Locate every line that holds the string "using" and copy it.

-- Input --
——

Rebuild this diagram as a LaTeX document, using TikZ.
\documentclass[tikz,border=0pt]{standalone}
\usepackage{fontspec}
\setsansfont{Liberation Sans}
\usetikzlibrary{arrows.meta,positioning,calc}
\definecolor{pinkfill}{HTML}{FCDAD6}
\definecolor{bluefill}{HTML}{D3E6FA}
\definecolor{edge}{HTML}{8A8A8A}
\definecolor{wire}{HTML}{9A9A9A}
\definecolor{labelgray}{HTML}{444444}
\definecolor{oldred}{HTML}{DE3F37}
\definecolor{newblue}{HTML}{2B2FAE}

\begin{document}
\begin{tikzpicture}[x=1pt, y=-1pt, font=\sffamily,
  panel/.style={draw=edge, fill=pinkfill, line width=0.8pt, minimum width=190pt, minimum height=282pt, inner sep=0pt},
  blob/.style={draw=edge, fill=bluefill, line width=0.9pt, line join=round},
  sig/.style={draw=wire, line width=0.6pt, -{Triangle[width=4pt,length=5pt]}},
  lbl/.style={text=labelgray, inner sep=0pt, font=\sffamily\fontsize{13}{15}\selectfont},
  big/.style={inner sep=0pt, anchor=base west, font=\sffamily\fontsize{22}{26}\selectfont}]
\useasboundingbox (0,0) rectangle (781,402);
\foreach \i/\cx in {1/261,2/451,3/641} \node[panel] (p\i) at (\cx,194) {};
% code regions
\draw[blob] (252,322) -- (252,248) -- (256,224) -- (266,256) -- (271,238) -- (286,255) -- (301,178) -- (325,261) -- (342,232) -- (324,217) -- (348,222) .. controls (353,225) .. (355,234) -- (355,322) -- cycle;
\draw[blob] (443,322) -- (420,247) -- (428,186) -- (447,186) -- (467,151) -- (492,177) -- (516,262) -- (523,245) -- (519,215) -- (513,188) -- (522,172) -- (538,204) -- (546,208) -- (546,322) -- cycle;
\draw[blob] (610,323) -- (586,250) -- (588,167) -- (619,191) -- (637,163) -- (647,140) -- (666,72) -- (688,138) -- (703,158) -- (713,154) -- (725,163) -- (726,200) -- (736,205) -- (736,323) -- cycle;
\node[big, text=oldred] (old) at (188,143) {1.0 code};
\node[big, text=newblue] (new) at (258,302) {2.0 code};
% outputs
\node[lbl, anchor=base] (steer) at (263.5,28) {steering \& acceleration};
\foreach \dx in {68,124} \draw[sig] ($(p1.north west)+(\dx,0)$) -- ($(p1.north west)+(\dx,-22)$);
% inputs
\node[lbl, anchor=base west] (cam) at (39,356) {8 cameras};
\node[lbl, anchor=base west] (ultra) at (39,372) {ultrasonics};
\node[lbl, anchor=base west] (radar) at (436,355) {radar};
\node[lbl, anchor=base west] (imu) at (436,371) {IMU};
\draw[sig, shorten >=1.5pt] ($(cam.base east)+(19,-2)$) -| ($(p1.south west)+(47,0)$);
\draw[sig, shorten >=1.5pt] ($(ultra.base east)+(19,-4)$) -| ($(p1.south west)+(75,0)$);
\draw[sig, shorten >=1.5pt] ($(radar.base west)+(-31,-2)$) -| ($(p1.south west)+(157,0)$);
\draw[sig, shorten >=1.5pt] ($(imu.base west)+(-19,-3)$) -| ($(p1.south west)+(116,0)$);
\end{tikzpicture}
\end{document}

——

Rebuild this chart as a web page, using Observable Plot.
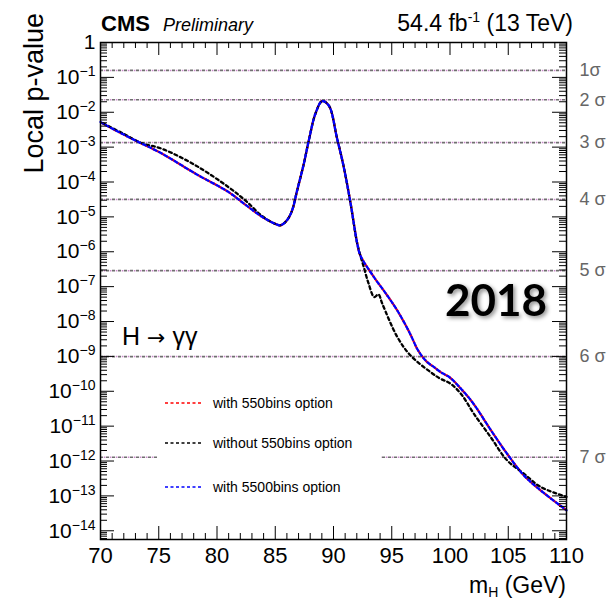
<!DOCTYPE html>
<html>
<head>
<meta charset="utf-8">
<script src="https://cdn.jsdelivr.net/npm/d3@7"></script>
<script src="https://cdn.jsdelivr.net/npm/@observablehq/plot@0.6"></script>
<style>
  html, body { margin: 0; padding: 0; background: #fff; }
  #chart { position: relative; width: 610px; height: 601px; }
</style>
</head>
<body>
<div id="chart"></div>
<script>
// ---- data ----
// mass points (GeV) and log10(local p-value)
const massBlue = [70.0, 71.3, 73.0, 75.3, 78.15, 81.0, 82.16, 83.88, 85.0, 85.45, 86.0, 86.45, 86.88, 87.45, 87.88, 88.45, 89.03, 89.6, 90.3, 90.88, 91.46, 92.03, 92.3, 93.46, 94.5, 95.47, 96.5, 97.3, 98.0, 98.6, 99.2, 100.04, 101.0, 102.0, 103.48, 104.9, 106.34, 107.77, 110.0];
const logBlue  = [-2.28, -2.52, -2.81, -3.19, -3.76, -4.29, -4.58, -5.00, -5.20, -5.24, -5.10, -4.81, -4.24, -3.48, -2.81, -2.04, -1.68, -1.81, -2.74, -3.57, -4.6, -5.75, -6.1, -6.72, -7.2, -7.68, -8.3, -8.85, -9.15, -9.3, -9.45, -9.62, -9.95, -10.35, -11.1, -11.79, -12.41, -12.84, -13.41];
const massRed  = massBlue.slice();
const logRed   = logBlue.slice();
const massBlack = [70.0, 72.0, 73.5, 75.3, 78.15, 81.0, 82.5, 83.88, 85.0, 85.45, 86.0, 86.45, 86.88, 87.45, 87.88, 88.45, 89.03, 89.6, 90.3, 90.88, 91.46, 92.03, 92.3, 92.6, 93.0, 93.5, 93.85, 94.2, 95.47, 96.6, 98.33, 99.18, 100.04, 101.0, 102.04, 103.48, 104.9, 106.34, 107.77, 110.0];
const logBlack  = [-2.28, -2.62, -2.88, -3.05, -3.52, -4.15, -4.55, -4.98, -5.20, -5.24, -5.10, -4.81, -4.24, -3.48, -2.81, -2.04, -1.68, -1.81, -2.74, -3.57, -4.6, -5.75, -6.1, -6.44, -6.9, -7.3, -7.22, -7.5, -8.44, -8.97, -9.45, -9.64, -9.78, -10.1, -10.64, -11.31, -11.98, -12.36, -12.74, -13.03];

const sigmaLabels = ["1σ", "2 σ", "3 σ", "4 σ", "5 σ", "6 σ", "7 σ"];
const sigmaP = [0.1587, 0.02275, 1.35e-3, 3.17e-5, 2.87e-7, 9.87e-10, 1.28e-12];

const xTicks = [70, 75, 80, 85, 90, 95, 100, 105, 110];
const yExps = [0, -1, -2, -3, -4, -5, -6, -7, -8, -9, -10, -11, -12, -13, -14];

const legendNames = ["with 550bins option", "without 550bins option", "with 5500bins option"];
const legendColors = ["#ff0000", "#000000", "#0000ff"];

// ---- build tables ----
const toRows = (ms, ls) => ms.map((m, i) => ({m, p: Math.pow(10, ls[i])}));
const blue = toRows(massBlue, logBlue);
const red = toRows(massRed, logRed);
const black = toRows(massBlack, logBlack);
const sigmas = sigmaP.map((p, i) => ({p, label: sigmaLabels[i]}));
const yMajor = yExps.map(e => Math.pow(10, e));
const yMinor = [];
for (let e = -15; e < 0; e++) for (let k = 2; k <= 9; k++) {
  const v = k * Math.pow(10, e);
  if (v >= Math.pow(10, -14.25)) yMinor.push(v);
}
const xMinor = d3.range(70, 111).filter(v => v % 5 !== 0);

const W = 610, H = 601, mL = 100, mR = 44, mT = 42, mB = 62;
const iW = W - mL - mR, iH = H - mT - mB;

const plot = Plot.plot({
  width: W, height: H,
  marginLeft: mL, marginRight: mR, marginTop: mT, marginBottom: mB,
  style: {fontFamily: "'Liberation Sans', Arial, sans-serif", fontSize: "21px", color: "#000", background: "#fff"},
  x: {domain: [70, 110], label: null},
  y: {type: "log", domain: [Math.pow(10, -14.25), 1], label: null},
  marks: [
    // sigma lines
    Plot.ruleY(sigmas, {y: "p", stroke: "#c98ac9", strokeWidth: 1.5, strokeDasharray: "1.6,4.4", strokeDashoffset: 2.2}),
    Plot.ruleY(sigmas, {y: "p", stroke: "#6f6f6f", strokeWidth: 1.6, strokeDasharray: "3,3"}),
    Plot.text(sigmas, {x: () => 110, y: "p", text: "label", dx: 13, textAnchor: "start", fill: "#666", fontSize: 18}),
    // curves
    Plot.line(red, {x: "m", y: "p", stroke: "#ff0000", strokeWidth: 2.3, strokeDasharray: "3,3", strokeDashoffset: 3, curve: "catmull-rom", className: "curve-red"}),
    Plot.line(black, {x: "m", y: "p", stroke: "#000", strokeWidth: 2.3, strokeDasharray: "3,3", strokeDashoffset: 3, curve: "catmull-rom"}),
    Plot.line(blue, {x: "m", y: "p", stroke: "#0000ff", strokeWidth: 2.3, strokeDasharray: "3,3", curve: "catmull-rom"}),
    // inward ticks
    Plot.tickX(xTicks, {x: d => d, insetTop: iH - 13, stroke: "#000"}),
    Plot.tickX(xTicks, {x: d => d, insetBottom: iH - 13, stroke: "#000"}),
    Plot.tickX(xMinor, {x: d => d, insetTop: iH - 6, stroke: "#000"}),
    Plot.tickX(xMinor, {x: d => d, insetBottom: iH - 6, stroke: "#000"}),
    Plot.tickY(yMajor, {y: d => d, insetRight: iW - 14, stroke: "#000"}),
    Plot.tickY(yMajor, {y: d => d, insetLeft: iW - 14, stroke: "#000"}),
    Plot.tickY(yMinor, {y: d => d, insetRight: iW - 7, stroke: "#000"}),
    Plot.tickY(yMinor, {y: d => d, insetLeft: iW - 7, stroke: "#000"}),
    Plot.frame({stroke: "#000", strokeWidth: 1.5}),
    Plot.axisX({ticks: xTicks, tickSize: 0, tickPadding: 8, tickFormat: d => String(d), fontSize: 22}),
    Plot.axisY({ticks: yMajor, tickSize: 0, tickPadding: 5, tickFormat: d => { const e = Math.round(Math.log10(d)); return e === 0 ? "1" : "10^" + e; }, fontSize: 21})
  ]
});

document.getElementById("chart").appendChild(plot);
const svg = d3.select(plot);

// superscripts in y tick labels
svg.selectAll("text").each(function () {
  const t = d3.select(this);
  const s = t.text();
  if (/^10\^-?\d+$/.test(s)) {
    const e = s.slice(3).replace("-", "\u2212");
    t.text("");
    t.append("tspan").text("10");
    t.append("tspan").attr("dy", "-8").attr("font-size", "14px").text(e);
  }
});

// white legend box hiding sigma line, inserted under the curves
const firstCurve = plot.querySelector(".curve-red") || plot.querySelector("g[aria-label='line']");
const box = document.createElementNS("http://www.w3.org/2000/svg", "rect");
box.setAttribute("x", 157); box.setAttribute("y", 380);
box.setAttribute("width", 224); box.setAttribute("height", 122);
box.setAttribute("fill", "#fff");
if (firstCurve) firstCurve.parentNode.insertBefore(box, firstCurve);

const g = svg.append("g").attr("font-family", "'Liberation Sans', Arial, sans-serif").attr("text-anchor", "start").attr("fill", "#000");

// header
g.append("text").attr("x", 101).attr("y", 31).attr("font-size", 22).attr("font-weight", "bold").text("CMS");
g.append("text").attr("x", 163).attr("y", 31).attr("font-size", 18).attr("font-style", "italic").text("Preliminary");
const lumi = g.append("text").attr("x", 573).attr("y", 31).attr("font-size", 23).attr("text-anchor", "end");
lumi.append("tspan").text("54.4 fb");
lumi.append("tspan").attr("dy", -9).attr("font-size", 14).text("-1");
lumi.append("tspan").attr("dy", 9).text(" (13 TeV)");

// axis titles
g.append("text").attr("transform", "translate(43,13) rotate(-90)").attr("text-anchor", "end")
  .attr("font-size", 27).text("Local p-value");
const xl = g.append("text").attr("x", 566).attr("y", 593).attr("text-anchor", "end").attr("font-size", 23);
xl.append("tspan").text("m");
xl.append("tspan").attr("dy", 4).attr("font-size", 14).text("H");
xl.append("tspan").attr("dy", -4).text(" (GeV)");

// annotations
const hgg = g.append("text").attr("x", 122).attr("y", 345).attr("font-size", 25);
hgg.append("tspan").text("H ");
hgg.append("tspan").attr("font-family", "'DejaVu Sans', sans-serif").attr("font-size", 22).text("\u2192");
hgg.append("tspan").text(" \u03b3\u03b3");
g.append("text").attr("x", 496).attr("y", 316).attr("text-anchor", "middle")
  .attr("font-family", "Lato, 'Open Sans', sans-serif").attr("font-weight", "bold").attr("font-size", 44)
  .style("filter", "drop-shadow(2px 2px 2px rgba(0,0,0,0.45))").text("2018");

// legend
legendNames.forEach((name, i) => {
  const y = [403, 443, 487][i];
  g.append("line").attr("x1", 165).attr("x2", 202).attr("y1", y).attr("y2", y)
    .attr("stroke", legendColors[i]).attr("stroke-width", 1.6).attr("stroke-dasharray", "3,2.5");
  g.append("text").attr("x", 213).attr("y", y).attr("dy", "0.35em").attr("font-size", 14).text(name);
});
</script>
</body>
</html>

——

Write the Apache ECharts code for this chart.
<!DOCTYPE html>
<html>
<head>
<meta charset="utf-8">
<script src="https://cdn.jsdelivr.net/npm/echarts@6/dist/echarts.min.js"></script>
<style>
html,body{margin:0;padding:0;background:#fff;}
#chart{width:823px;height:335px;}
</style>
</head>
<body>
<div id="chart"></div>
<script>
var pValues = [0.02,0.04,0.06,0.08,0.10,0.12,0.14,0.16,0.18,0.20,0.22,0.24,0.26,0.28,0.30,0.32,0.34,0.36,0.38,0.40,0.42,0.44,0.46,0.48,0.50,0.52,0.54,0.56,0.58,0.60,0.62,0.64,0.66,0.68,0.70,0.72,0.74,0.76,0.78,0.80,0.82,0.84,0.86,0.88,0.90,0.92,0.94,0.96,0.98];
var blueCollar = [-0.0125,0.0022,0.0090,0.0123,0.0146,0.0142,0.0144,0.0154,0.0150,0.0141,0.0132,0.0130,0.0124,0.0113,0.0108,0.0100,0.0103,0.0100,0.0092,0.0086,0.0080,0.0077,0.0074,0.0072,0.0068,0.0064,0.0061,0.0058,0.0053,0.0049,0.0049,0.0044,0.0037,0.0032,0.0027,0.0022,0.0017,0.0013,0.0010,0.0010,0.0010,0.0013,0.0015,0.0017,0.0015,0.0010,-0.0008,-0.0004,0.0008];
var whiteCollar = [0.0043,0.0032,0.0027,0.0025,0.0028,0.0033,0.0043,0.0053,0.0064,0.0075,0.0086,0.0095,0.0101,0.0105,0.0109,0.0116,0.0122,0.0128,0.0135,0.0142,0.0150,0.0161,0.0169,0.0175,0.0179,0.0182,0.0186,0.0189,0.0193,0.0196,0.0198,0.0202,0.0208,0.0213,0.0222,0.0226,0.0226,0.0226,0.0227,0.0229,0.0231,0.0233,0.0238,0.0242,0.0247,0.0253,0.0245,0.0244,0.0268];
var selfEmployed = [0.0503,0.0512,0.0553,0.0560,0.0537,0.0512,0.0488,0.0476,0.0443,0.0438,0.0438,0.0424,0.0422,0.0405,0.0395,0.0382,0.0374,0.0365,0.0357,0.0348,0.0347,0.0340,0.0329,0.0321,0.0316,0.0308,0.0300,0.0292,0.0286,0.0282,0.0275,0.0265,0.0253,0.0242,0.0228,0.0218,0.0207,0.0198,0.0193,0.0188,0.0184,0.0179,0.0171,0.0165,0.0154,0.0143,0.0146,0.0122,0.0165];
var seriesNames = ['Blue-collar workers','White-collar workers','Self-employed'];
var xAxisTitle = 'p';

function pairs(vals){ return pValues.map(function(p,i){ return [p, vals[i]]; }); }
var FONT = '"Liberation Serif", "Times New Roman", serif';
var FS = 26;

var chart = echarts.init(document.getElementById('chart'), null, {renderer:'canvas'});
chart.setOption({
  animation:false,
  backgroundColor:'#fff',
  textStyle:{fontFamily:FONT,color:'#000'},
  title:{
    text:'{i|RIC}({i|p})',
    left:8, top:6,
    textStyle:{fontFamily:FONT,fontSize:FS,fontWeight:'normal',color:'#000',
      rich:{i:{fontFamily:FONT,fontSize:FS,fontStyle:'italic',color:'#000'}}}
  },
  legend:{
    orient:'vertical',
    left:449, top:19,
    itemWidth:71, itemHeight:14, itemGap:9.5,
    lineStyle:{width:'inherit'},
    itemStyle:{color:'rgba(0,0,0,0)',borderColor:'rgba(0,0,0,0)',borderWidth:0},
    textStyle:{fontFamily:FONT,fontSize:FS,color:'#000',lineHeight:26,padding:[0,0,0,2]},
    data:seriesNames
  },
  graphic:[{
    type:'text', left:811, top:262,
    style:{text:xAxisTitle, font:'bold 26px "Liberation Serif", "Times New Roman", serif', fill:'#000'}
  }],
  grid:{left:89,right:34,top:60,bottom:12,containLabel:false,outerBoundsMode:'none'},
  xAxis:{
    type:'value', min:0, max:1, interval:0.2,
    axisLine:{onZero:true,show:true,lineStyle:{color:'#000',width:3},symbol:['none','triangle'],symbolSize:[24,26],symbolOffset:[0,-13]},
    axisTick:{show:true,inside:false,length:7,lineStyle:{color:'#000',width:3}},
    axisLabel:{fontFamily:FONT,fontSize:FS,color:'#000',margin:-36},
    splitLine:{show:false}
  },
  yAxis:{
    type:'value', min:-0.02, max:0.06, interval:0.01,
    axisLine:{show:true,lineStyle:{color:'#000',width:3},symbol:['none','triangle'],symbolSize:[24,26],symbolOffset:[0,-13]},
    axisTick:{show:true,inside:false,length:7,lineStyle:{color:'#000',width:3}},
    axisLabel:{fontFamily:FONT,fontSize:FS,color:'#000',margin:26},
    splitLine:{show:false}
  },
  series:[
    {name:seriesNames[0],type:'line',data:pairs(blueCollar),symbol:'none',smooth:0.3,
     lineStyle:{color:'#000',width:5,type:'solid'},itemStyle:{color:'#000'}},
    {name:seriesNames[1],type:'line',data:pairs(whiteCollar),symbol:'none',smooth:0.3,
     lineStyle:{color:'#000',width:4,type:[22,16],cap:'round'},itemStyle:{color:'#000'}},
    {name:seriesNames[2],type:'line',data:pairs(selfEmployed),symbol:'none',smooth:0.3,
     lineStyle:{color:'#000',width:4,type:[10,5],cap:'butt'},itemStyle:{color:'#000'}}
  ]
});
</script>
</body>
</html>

——

-- Finished answer --
Rebuild this diagram as a LaTeX document, using TikZ.
Rebuild this chart as a web page, using Observable Plot.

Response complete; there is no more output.